Li stabbed and Cannibalized Tim, a 22 year old worker who was sleeping next to him. Li, was is schizophrenic was held not criminally responsible for the killing earlier this spring and now his fate hangs
in the hands of the province’s Criminal Code Review Board, a nine-member group of lawyers and psychiatrists and lay people appointed by the Manitoba government.

Because of his illness, public may never know if Mr. Li is hospitalized or released as the review board’s practice is to treat these decisions as private in deference to a patient’s right to confidentiality.

Despite furious editorials, snap public-opinion polls and a genuine outcry from ordinary Canadians, review board is unmoved to change its decision.

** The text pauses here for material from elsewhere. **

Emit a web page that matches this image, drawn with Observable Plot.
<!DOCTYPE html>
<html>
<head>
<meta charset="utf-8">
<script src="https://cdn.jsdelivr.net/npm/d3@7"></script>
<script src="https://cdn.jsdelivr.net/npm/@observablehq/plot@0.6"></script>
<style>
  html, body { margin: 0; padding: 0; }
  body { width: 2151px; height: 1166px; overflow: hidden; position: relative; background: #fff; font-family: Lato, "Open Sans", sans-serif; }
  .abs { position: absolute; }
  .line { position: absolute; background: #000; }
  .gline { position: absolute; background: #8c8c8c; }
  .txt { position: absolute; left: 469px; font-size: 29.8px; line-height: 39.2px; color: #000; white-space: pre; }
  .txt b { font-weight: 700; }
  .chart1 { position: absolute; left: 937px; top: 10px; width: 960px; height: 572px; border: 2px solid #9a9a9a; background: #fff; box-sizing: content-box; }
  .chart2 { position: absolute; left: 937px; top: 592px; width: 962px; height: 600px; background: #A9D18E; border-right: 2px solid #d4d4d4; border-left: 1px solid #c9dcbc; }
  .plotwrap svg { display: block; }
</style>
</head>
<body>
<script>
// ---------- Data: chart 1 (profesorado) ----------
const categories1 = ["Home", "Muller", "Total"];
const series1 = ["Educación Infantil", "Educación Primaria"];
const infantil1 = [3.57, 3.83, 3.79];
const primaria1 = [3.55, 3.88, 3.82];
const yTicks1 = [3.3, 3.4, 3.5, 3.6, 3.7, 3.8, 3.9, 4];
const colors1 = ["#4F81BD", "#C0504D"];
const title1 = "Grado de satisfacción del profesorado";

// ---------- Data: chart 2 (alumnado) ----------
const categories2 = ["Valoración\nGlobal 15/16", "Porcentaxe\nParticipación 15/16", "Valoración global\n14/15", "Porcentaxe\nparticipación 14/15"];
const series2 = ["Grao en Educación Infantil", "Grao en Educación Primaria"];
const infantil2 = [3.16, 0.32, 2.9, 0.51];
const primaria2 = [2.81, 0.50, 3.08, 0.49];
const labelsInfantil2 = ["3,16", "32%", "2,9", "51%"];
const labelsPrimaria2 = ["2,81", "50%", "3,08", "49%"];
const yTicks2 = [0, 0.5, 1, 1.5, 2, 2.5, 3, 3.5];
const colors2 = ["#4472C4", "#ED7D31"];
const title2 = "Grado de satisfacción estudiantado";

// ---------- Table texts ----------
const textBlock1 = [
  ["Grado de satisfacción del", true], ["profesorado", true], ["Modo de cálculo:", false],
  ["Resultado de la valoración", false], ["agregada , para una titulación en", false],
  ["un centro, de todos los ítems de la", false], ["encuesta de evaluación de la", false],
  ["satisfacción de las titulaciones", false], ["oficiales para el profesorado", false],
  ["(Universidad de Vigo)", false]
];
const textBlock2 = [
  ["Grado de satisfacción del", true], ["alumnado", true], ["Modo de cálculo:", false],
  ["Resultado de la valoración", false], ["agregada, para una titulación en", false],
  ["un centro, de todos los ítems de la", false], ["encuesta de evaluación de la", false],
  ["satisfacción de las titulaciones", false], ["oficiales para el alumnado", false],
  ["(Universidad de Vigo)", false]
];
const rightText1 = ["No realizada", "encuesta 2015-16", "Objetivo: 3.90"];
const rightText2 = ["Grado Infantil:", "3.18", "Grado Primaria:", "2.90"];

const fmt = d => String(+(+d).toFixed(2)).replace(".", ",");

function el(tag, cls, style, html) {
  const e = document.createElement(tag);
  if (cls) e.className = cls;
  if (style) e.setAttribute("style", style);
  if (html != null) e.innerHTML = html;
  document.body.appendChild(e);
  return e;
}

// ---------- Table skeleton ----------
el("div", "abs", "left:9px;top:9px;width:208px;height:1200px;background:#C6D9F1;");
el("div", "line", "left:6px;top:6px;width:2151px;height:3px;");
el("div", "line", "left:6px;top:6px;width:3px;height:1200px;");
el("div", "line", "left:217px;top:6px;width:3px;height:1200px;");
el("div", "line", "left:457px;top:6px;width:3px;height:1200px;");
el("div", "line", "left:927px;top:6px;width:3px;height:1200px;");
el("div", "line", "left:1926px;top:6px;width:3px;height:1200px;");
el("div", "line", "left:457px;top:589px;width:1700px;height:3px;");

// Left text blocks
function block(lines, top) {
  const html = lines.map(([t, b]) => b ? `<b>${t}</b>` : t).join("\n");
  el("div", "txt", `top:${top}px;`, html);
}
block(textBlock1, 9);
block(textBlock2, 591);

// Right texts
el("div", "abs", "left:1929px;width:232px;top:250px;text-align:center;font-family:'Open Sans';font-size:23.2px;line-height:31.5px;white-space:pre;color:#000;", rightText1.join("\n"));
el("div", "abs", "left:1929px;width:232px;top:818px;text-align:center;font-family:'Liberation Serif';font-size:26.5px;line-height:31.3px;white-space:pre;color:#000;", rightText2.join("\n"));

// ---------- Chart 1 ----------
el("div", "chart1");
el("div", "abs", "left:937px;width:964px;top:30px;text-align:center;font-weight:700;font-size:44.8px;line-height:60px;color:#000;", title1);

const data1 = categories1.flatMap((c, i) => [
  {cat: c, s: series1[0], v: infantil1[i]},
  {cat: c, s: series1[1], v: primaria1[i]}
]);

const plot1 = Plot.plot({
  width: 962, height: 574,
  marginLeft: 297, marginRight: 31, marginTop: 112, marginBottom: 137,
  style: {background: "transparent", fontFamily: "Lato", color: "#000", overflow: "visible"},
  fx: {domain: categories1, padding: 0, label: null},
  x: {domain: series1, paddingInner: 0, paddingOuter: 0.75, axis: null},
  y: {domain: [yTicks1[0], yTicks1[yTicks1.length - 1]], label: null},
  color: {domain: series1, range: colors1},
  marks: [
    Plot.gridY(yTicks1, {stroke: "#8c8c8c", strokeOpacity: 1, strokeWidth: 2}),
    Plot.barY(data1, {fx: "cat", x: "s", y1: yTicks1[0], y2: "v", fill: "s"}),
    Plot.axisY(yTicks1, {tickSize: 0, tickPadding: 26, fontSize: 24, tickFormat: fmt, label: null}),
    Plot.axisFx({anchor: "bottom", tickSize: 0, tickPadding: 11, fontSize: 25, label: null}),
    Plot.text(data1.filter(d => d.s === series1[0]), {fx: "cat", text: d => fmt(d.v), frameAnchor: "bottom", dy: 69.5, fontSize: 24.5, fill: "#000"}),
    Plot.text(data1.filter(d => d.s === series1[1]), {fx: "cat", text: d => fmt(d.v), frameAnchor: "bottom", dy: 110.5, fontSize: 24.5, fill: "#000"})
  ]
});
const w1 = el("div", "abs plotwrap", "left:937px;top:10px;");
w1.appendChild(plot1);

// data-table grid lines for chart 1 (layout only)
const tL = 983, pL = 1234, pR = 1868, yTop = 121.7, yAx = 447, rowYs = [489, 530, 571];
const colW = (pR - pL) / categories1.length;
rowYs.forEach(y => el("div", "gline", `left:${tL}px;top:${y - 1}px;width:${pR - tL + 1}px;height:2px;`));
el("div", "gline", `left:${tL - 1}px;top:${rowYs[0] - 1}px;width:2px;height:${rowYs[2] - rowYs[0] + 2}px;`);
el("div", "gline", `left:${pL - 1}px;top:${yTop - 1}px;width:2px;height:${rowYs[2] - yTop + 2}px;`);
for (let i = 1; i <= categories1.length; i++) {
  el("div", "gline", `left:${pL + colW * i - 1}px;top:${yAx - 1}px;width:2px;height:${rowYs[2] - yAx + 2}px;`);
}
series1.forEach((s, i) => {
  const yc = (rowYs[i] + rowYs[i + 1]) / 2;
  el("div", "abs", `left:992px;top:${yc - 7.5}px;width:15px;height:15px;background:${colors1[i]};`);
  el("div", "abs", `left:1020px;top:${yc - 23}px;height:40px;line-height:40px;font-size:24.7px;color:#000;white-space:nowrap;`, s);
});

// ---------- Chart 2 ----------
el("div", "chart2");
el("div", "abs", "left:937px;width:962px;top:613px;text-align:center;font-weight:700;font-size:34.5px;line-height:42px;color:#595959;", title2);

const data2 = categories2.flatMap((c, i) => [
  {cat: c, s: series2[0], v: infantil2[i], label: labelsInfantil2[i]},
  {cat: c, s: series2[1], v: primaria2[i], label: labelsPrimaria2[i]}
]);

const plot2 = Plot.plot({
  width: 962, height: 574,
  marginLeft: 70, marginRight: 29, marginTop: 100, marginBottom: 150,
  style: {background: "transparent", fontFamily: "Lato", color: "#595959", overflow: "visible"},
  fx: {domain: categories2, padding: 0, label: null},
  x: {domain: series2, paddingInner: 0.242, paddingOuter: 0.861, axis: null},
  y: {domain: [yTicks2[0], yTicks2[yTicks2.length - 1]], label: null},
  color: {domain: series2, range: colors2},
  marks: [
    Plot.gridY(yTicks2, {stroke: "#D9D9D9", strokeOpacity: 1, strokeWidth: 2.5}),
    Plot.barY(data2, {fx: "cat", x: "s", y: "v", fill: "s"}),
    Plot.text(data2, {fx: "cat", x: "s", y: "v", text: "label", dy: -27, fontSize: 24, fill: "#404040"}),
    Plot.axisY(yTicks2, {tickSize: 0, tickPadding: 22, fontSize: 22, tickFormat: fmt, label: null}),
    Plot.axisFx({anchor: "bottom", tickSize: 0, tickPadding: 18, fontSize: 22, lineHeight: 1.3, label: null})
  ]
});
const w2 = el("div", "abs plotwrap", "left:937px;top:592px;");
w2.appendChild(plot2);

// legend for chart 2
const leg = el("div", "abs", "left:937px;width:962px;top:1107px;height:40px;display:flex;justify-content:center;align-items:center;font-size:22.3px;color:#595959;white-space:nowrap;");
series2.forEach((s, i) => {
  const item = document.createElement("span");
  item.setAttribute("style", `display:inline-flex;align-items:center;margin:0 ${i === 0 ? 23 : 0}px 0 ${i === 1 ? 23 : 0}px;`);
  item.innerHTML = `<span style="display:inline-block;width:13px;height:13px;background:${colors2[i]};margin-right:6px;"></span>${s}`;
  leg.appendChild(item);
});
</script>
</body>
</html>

What would you call this? Is Canada the best country in the world to grant you the privacy or has the argument stretched too far. To my mind, such fundamental rights as available to ordinary Canadians need to be denied to criminals to make Canada a safe country.

The board chair John Stefaniuk hinted at review of the decision and said that the board will try to be “a bit more nuanced” in deciding what and how much can be made public.

No disrespect meant to Li’s illness but it is only in Canada that it is possible to contemplate that the author of a gruesome killing to have greater rights as a mental-health consumer than the fellow whose head he cut off.

Mr. Li, normally gentle, was in the midst of a major psychotic break when he attacked Mr. McLean. The disease’s most frequent victims are the poor sons of bitches who suffer from it, who end up alone and homeless on the streets, who tend to kill themselves at a frightening rate. Mr. Li may have been the most not criminally responsible man in the country. He deserves compassion as much as the public deserves protection from him, and part of that protection is surely knowing what the board decides to do with him and why.

In Canada, we save those ringing sorts of words – “Freedom of Information” and “Access to Information” and the like – for the long titles of the very legislation designed to keep us all in the dark. Much of the time, it’s where we’d rather be.